Video Vixens is a sexploitation comedy directed by the famous Ronald Johnson. Never heard of him you say? Well, he has 356 credits at IMDb, including three last year at age 65, about three times as many as Michael Caine. You might know him by his porno name, Henri Pachard.

The premise is simple. The KLITT-TV station manager has decided that a hand soap additive is causing men to lose interest in sex, and turning women into lesbos. His plan is simple. He will preempt programming and present the Stag Film Awards. To help him, he hires Buck Flower, a stag film maker, and his assistant Robyn Hilton. He forces conservative critic Gordon Gordon (Harrison Phillips) to present the awards, much to the dismay of his wife (Angela Carnon) and young son. He finds sex industry sponsors, assuring them of top ratings.

The film is a series of vignettes, supposed commercials, and clips from award winning films.

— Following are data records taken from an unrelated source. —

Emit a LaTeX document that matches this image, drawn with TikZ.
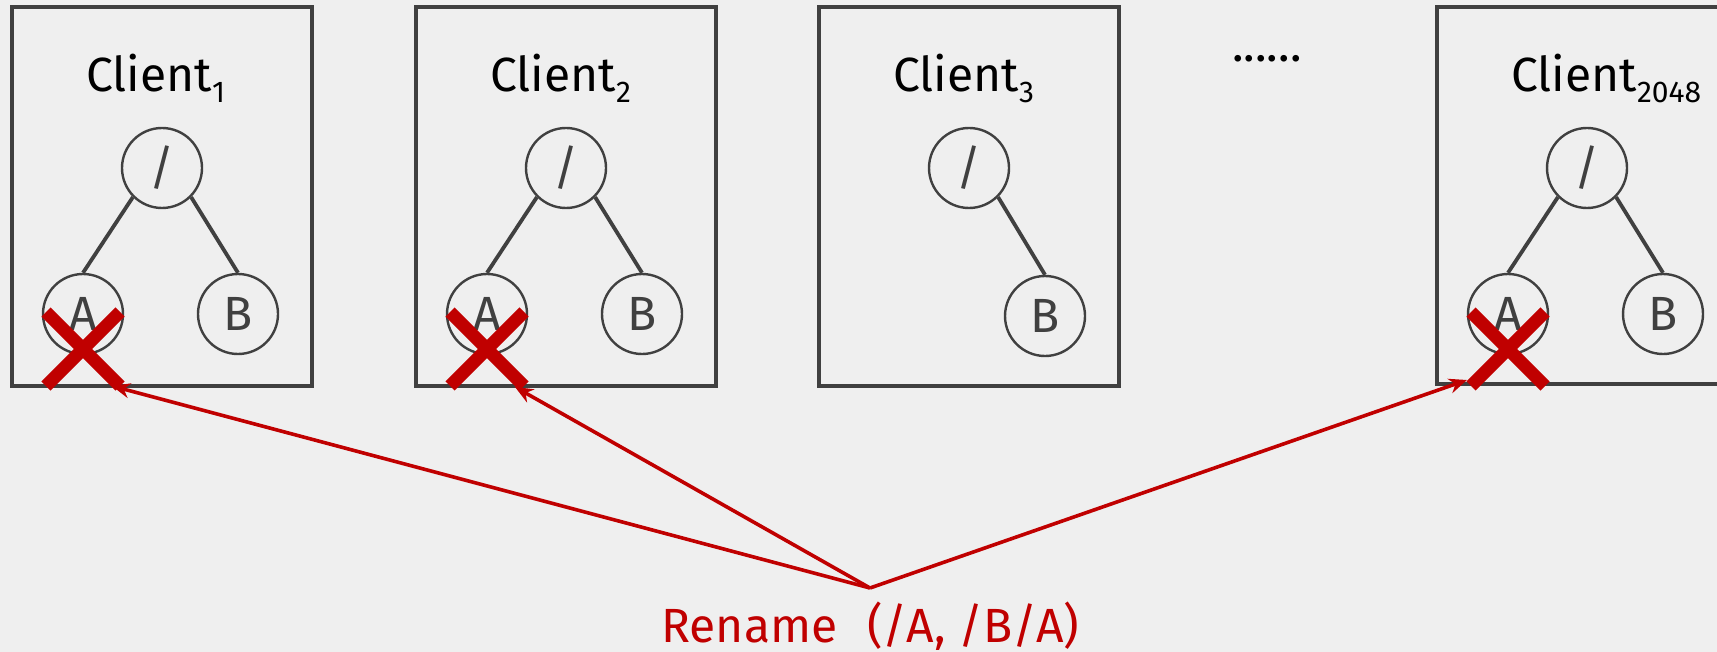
\documentclass[tikz,border=0pt]{standalone}
\usepackage{fontspec}
\setmainfont{Fira Sans}
\usetikzlibrary{arrows.meta}
\definecolor{bg}{HTML}{EFEFEF}
\definecolor{ink}{HTML}{404040}
\definecolor{alert}{HTML}{C00000}
\newcommand{\clientlabel}[1]{Client\raisebox{-5.5pt}{\fontsize{15}{16}\selectfont #1}}
\tikzset{
  panel/.style={draw=ink, line width=1.7pt},
  fsnode/.style={circle, draw=ink, line width=1.2pt, minimum size=40pt, inner sep=0pt,
                 text=ink, font=\fontsize{24}{28}\selectfont},
  edge/.style={draw=ink, line width=1.9pt},
  title/.style={anchor=base west, inner sep=0pt, font=\fontsize{24}{28}\selectfont},
  cross/.style={draw=alert, line width=6.5pt},
  op/.style={draw=alert, line width=1.8pt, -{Stealth[length=9pt,width=7.5pt]}},
}
\begin{document}
\begin{tikzpicture}[x=0.5pt, y=-0.5pt]
  \fill[bg] (0,0) rectangle (1717,652);
  \useasboundingbox (0,0) rectangle (1717,652);
  \clip (0,0) rectangle (1717,652);

  % client panels
  \draw[panel] (12,7) rectangle (312,386);
  \draw[panel] (416,7) rectangle (716,386);
  \draw[panel] (819,7) rectangle (1119,386);
  \draw[panel] (1437,7) rectangle (1737,384);

  \node[title] (c1) at (86,92) {\clientlabel{1}};
  \node[title] (c2) at (490,92) {\clientlabel{2}};
  \node[title] (c3) at (893,92) {\clientlabel{3}};
  \node[title] (c4) at (1511,92) {\clientlabel{2048}};
  \node[title] (dots) at (1232,62) {......};

  % directory trees
  \node[fsnode] (r1) at (162,168) {/};
  \node[fsnode] (a1) at (83,314) {A};
  \node[fsnode] (b1) at (238,314) {B};
  \draw[edge] (r1.south west) -- (a1.north);
  \draw[edge] (r1.south east) -- (b1.north);

  \node[fsnode] (r2) at (566,168) {/};
  \node[fsnode] (a2) at (487,314) {A};
  \node[fsnode] (b2) at (642,314) {B};
  \draw[edge] (r2.south west) -- (a2.north);
  \draw[edge] (r2.south east) -- (b2.north);

  \node[fsnode] (r3) at (969,168) {/};
  \node[fsnode] (b3) at (1045,316) {B};
  \draw[edge] (r3.south east) -- (b3.north);

  \node[fsnode] (r4) at (1587,168) {/};
  \node[fsnode] (a4) at (1508,314) {A};
  \node[fsnode] (b4) at (1663,314) {B};
  \draw[edge] (r4.south west) -- (a4.north);
  \draw[edge] (r4.south east) -- (b4.north);

  % removed entries
  \foreach \n in {a1,a2,a4}{
    \coordinate (x) at ([yshift=-35*0.5pt]\n.center);
    \draw[cross] ([shift={(-37,-37)}]x) -- ([shift={(37,37)}]x);
    \draw[cross] ([shift={(-37,37)}]x) -- ([shift={(37,-37)}]x);
  }

  % rename operation broadcast
  \node[anchor=base west, inner sep=0pt, text=alert, font=\fontsize{24}{28}\selectfont]
    (rename) at (661,642) {Rename\hspace{15pt}(/A, /B/A)};
  \coordinate (src) at (870,588);
  \coordinate (t1) at (112,386);
  \coordinate (t2) at (515,387);
  \coordinate (t4) at (1467,380);
  \draw[op] (src) -- (t1);
  \draw[op] (src) -- (t2);
  \draw[op] (src) -- (t4);
\end{tikzpicture}
\end{document}
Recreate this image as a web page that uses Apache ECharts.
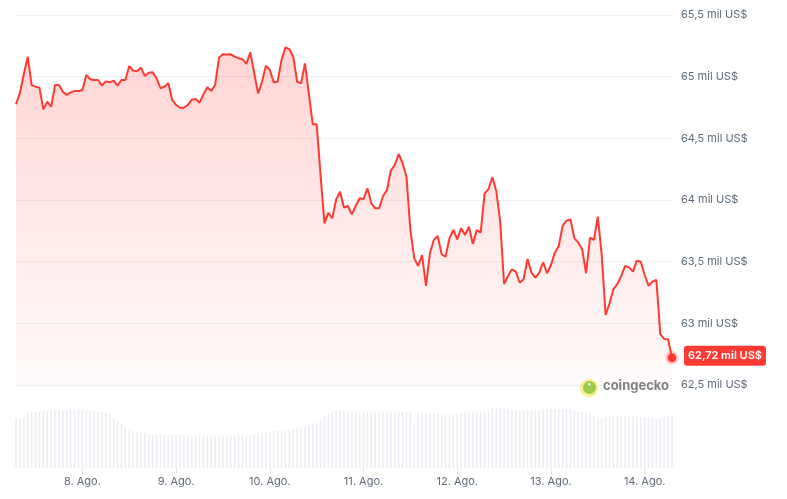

  • Robyn Hilton flashes her breasts near the end.
  • Angela Carnon does a full frontal when hubby comes home after the broadcast.
  • Sandy Dempsey is a porn actress having her pubes curled when Buck Flower is called.
  • Cheryl Rainbeaux Smith shows full frontal as the Twinkle Twat Feminine Spray girl.
  • Starlyn Simone does full frontal and rear nudity in a film where the milk man whips her.
  • Linda York is the dial-a-snatch girl. She is fondled by men with rough hands wearing a diaper to show she is softer than the diaper, then strips completely.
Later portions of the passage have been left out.